◆ Your objective ◆
Scan the lines below for the string "React" and report how many lines contain it, giving only the number.

++++ Data lines

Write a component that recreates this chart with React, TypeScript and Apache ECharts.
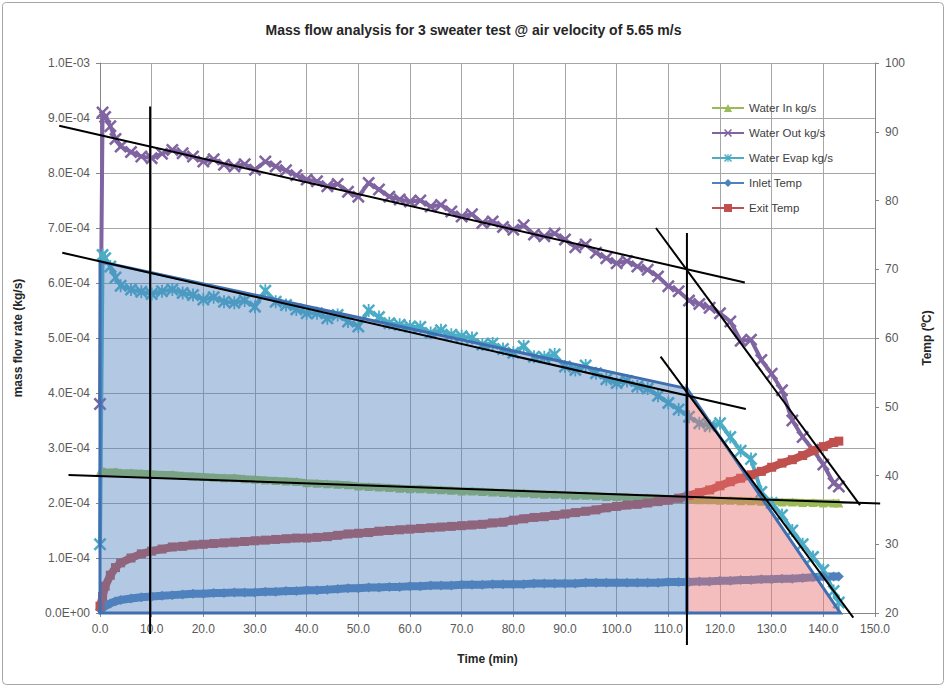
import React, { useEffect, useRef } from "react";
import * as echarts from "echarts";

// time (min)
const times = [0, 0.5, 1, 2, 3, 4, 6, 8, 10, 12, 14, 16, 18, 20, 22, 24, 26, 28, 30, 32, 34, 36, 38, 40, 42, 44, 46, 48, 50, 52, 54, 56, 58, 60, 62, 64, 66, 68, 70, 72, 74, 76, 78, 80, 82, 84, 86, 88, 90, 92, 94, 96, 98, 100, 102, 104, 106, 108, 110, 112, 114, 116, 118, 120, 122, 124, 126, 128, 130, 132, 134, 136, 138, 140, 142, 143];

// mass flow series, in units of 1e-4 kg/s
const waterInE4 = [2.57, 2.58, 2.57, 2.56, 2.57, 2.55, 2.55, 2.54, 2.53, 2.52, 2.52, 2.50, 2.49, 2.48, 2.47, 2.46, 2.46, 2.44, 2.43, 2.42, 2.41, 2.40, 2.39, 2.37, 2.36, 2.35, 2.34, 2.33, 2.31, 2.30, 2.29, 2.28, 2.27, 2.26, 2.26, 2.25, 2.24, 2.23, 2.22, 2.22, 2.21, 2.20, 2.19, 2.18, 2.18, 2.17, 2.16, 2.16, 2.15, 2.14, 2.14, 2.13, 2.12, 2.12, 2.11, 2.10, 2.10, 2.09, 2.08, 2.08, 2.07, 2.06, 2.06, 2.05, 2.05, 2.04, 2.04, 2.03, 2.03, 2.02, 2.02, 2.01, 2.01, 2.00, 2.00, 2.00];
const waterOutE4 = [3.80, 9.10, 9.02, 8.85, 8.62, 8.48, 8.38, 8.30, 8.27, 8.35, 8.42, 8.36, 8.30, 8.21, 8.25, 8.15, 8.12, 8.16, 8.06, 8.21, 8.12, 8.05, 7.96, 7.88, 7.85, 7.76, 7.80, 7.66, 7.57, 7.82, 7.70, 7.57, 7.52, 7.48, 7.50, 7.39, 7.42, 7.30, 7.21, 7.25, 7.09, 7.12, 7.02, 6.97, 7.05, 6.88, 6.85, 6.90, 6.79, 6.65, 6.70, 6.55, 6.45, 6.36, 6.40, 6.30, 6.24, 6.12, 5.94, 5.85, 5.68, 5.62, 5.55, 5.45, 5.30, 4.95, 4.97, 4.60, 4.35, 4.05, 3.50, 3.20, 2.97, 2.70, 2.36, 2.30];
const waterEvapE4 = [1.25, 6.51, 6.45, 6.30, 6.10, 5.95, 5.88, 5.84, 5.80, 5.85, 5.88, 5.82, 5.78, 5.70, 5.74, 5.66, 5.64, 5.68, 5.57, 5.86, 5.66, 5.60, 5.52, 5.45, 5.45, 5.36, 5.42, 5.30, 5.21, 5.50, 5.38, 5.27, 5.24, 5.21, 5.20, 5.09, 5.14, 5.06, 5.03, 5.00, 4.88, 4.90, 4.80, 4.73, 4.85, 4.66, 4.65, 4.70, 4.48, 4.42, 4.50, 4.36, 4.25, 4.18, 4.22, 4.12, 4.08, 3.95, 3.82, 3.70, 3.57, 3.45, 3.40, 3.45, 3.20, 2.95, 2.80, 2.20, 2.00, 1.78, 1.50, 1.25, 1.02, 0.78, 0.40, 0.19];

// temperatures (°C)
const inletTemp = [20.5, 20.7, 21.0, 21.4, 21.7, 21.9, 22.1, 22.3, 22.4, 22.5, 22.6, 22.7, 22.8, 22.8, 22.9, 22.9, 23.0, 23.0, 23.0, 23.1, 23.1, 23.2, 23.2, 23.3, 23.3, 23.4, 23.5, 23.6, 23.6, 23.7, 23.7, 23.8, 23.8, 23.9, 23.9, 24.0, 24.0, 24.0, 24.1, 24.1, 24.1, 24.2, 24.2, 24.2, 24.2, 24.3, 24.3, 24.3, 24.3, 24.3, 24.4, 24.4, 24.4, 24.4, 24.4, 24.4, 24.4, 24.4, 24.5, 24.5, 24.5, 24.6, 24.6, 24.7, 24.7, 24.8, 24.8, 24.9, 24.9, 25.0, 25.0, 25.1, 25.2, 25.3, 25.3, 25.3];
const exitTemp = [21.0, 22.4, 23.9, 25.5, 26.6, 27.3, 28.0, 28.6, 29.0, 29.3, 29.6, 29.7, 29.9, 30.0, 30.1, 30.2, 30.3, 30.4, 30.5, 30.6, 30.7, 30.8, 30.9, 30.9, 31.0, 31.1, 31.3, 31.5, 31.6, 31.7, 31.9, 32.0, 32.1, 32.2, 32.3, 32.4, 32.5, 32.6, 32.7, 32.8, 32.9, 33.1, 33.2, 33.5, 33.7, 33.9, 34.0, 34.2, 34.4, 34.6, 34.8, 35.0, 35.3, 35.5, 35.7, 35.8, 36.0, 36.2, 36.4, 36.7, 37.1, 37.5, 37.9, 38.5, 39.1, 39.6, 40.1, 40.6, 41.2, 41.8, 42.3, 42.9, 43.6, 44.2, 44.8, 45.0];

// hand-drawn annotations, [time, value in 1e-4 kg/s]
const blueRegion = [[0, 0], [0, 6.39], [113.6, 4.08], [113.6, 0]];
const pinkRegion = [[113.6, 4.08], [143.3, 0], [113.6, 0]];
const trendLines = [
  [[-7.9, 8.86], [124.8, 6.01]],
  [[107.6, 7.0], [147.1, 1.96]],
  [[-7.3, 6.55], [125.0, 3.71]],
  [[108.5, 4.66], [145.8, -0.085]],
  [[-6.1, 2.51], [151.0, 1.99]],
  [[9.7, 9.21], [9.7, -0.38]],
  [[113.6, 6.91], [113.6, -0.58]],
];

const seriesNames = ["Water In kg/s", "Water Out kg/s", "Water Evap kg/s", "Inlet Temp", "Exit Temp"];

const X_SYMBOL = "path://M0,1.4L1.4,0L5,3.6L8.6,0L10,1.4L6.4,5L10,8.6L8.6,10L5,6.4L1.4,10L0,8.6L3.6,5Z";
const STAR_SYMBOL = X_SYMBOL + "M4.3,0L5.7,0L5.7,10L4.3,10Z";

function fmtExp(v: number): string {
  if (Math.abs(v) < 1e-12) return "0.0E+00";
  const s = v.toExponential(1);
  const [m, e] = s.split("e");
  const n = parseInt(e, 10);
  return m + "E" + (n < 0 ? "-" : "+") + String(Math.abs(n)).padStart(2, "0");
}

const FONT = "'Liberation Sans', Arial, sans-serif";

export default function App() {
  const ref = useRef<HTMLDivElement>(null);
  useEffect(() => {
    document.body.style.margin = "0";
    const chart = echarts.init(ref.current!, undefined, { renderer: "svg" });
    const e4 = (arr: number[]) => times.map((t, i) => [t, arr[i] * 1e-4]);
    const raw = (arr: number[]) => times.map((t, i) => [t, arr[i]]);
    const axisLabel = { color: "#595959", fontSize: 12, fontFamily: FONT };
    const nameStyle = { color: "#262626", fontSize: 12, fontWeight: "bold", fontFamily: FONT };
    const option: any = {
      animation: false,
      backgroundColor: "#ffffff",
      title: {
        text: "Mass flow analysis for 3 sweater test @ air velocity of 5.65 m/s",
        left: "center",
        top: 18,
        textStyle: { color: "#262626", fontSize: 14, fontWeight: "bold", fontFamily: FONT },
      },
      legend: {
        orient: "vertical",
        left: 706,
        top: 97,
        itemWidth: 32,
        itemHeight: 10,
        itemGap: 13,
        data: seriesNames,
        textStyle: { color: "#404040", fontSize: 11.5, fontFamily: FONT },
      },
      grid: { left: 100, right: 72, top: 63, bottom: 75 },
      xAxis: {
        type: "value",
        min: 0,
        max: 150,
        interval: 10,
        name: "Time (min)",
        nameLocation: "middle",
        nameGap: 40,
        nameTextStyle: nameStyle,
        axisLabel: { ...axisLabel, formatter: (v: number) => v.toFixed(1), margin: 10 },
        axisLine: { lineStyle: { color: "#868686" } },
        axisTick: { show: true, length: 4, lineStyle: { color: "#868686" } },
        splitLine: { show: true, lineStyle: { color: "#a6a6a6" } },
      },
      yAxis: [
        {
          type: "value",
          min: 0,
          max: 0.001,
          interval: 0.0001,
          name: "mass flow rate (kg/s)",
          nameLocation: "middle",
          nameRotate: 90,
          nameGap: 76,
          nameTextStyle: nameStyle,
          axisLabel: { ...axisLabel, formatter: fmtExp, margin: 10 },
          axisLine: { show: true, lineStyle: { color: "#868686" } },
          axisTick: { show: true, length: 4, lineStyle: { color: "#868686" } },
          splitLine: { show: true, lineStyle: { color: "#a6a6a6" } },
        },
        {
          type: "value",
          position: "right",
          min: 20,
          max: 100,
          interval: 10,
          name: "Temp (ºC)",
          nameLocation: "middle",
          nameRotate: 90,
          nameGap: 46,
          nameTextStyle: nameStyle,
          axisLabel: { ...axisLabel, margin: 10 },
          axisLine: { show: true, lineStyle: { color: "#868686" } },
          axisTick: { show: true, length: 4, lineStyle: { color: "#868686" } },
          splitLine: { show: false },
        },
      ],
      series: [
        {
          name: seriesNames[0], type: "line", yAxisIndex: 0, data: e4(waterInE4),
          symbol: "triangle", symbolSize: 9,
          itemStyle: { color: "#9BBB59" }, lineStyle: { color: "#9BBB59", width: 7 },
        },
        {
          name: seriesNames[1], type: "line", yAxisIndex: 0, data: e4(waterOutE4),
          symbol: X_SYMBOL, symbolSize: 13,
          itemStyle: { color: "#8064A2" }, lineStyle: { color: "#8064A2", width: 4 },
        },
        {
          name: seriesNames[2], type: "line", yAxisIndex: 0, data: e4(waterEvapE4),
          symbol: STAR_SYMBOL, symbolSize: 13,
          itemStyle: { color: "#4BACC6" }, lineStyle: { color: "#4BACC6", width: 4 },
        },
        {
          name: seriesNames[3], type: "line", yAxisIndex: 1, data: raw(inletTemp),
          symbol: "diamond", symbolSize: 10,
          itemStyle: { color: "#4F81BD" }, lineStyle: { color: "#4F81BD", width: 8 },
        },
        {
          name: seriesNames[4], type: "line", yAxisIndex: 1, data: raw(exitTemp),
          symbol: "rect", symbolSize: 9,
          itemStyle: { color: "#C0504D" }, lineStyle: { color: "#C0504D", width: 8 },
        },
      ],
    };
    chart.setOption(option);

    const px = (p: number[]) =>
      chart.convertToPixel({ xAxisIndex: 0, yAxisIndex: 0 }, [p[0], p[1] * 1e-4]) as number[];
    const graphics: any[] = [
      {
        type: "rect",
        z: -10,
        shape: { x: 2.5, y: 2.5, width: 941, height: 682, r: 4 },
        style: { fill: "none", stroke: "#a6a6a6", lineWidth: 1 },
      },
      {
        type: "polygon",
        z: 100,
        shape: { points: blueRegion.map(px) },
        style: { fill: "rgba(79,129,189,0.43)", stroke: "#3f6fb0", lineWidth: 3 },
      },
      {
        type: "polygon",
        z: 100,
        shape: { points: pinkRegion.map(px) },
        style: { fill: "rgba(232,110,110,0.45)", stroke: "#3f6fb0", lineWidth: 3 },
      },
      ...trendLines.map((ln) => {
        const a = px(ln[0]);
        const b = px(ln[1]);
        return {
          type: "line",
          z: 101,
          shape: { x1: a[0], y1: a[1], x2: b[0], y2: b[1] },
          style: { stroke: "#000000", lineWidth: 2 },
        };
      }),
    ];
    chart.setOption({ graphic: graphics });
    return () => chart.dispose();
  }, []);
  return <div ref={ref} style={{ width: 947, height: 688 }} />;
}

++++++++

◆ Answer to this exercise ◆
2